In, “Our Alaskan Winter” the Helmerickses soon learned that wintering on the coast was not a good idea, and they hired a young man with a dogsled and team to move them to a winter camp up the Itkillik River, where they could hunt caribou and find willows to burn for heat. The young man and his girl-cousin lived with and helped the Helmerickses, with some significant cross-cultural learning — and inevitable misunderstandings and conflict. Back on the coast, Bud shot a polar bear, fulfilling one of his goals. As summer came around again, the Helmerickses traveled by cargo boat eastward to Barter Island, from which they again launched their canoe and proceeded to the Mackenzie River and the end of their adventure.
These records of Arctic life in the 1940s are immensely valuable historical contributions to understanding that place and time. As the Helmerickses discovered, Alaska’s Arctic was very lightly populated at the time, since epidemics had devastated, and still were devastating, communities. Some men were also serving in the military, which left their families without support.

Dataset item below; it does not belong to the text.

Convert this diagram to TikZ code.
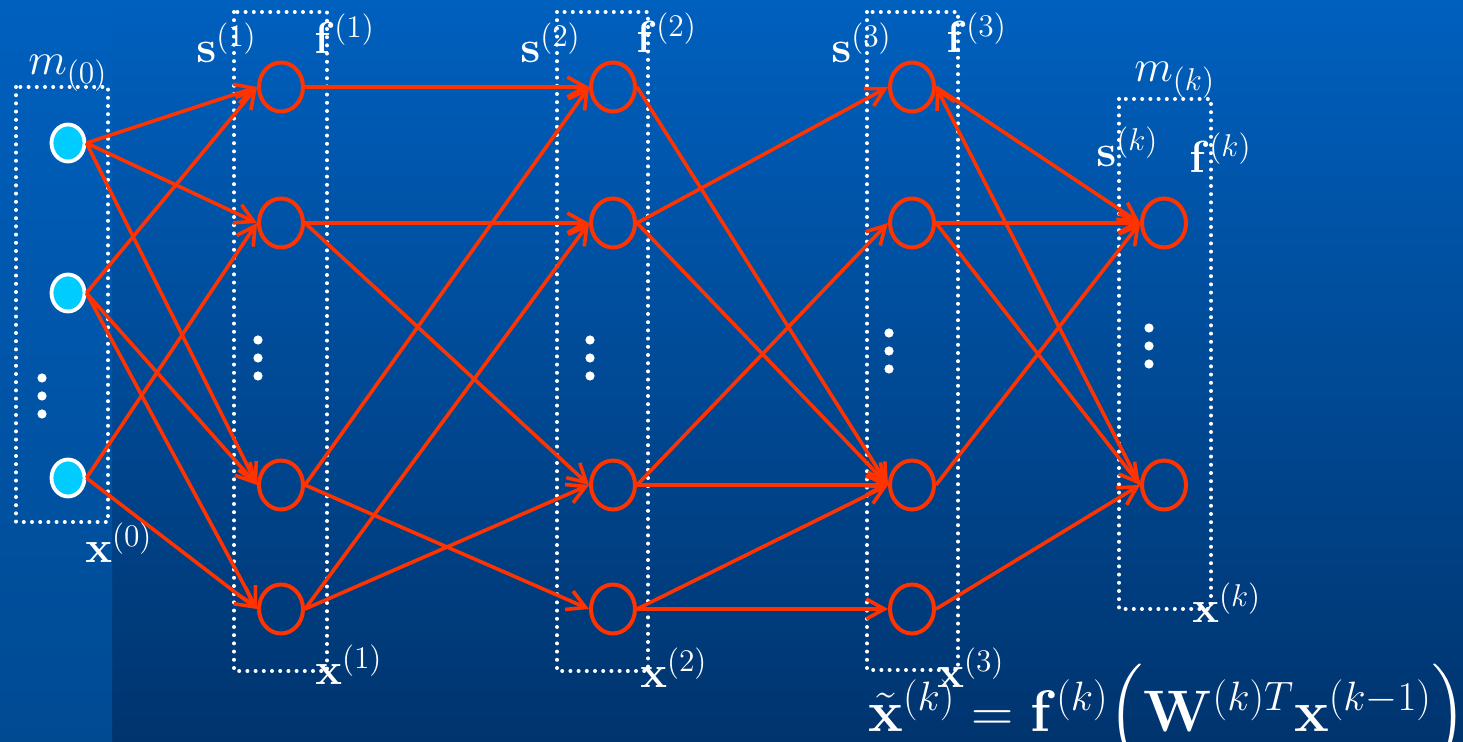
\documentclass[tikz,border=0pt]{standalone}
\usepackage{fix-cm}
\usepackage{amsmath,amssymb}
\usepackage{tikz}
\usetikzlibrary{arrows.meta,shapes.geometric}

\definecolor{slidetop}{RGB}{0,96,190}
\definecolor{slidebot}{RGB}{0,52,110}
\definecolor{stripbot}{RGB}{0,74,146}
\definecolor{netred}{RGB}{255,51,0}
\definecolor{incyan}{RGB}{0,204,255}

\tikzset{
  unit/.style={ellipse, draw=netred, line width=2pt, minimum width=22pt, minimum height=24.5pt, inner sep=0pt},
  input/.style={ellipse, draw=white, fill=incyan, line width=1.9pt, minimum width=16.5pt, minimum height=18.5pt, inner sep=0pt},
  layerbox/.style={draw=white, line width=2pt, line cap=round, dash pattern=on 0pt off 4.1pt},
  wire/.style={draw=netred, line width=1.8pt, -{Straight Barb[length=9pt,width=10pt]}},
  lab/.style={text=white, anchor=base west, inner sep=0pt, font=\fontsize{22.5}{27}\selectfont},
}

\begin{document}
\begin{tikzpicture}[x=0.5pt, y=-0.5pt]

		% background
		\useasboundingbox (0,0) rectangle (1463,742);
		\shade[top color=slidetop, bottom color=slidebot] (0,0) rectangle (1463,742);
		\shade[top color=slidetop, bottom color=stripbot] (0,0) rectangle (112,742);
		
		% layer boxes
		\draw[layerbox] (16,87) rectangle (108,522);
		\draw[layerbox] (234,12) rectangle (327,671);
		\draw[layerbox] (557,12) rectangle (648,671);
		\draw[layerbox] (867,12) rectangle (958,670);
		\draw[layerbox] (1119,99) rectangle (1211,609);
		
		% input layer
		\node[input] (x0a) at (68,143) {};
		\node[input] (x0b) at (68,293) {};
		\node[input] (x0c) at (68,478) {};
		
		% hidden layers
		\node[unit] (x1a) at (281,87) {};
		\node[unit] (x1b) at (281,223) {};
		\node[unit] (x1c) at (281,485) {};
		\node[unit] (x1d) at (281,609) {};
		
		\node[unit] (x2a) at (613,87) {};
		\node[unit] (x2b) at (613,223) {};
		\node[unit] (x2c) at (613,485) {};
		\node[unit] (x2d) at (613,609) {};
		
		\node[unit] (x3a) at (912,87) {};
		\node[unit] (x3b) at (912,223) {};
		\node[unit] (x3c) at (912,485) {};
		\node[unit] (x3d) at (912,609) {};
		
		% output layer
		\node[unit] (xka) at (1164,223) {};
		\node[unit] (xkb) at (1164,485) {};
		
		% vertical dots
		\fill[white] (42,378) circle (2.3pt) (42,396) circle (2.3pt) (42,414) circle (2.3pt);
		\fill[white] (258,340) circle (2.3pt) (258,358) circle (2.3pt) (258,376) circle (2.3pt);
		\fill[white] (590,340) circle (2.3pt) (590,358) circle (2.3pt) (590,376) circle (2.3pt);
		\fill[white] (889,333) circle (2.3pt) (889,351) circle (2.3pt) (889,369) circle (2.3pt);
		\fill[white] (1149,328) circle (2.3pt) (1149,346) circle (2.3pt) (1149,364) circle (2.3pt);
		
		% weights, layer 0 to 1
		\draw[wire] (x0a.east) -- (x1a.west);
		\draw[wire] (x0a.east) -- (x1b.west);
		\draw[wire] (x0a.east) -- (x1c.west);
		\draw[wire] (x0b.east) -- (x1a.west);
		\draw[wire] (x0b.east) -- (x1c.west);
		\draw[wire] (x0b.east) -- (x1d.west);
		\draw[wire] (x0c.east) -- (x1b.west);
		\draw[wire] (x0c.east) -- (x1d.west);
		
		% weights, layer 1 to 2
		\draw[wire] (x1a.east) -- (x2a.west);
		\draw[wire] (x1b.east) -- (x2b.west);
		\draw[wire] (x1b.east) -- (x2c.west);
		\draw[wire] (x1c.east) -- (x2a.west);
		\draw[wire] (x1c.east) -- (x2d.west);
		\draw[wire] (x1d.east) -- (x2b.west);
		\draw[wire] (x1d.east) -- (x2c.west);
		
		% weights, layer 2 to 3
		\draw[wire] (x2a.east) -- (x3c.west);
		\draw[wire] (x2b.east) -- (x3a.west);
		\draw[wire] (x2b.east) -- (x3c.west);
		\draw[wire] (x2c.east) -- (x3b.west);
		\draw[wire] (x2c.east) -- (x3c.west);
		\draw[wire] (x2d.east) -- (x3c.west);
		\draw[wire] (x2d.east) -- (x3d.west);
		
		% weights, layer 3 to k
		\draw[wire] (x3a.east) -- (xka.west);
		\draw[wire, {Straight Barb[length=9pt,width=10pt]}-] (x3a.east) -- (xkb.west);
		\draw[wire] (x3b.east) -- (xka.west);
		\draw[wire] (x3b.east) -- (xkb.west);
		\draw[wire] (x3c.east) -- (xka.west);
		\draw[wire] (x3d.east) -- (xkb.west);
		
		% labels
		\node[lab] (m0) at (28,75) {$m_{(0)}$};
		\node[lab] (mk) at (1134,82) {$m_{(k)}$};
		\node[lab] (s1) at (196,63) {$\mathbf{s}^{(1)}$};
		\node[lab] (f1) at (314,54) {$\mathbf{f}^{(1)}$};
		\node[lab] (s2) at (520,63) {$\mathbf{s}^{(2)}$};
		\node[lab] (f2) at (636,53) {$\mathbf{f}^{(2)}$};
		\node[lab] (s3) at (831,63) {$\mathbf{s}^{(3)}$};
		\node[lab] (f3) at (946,53) {$\mathbf{f}^{(3)}$};
		\node[lab] (sk) at (1096,167) {$\mathbf{s}^{(k)}$};
		\node[lab] (fk) at (1189,173) {$\mathbf{f}^{(k)}$};
		\node[lab] (l0) at (85,563) {$\mathbf{x}^{(0)}$};
		\node[lab] (l1) at (315,685) {$\mathbf{x}^{(1)}$};
		\node[lab] (l2) at (640,688) {$\mathbf{x}^{(2)}$};
		\node[lab] (l3) at (937,688) {$\mathbf{x}^{(3)}$};
		\node[lab] (lk) at (1192,623) {$\mathbf{x}^{(k)}$};
		
		% layer rule
		\node[lab, font=\fontsize{29.3}{35}\selectfont] (rule) at (868,732)
		{$\tilde{\mathbf{x}}^{(k)} = \mathbf{f}^{(k)}\Bigl(\mathbf{W}^{(k)T}\mathbf{x}^{(k-1)}\Bigr)$};
		
\end{tikzpicture}
\end{document}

People lived in sod houses and tents, relied on dog teams, and followed a yearly subsistence cycle. Airplanes were not yet in common use, and the landscape was poorly mapped. The environment, too, differed from today’s; winter temperatures often fell to minus 50 degrees F and below, and the sea ice rarely left the coast.
Along with recording their lives in the north, Connie and Bud Helmericks also had a lot to say about the history of the area, nutritional needs, caribou numbers and migration patterns, fur trapping, the value of Eskimo clothing, the influence of missionaries, the beginnings of oil development, the practice of dousing everything in DDT to kill mosquitoes and so much more. Reading their books, one can only wonder what the Inupiat people who appear in the pages would say for themselves. What stories would they tell about the two white people who showed up among them? What stories would they share about their own lives and the changes that were bearing down on them?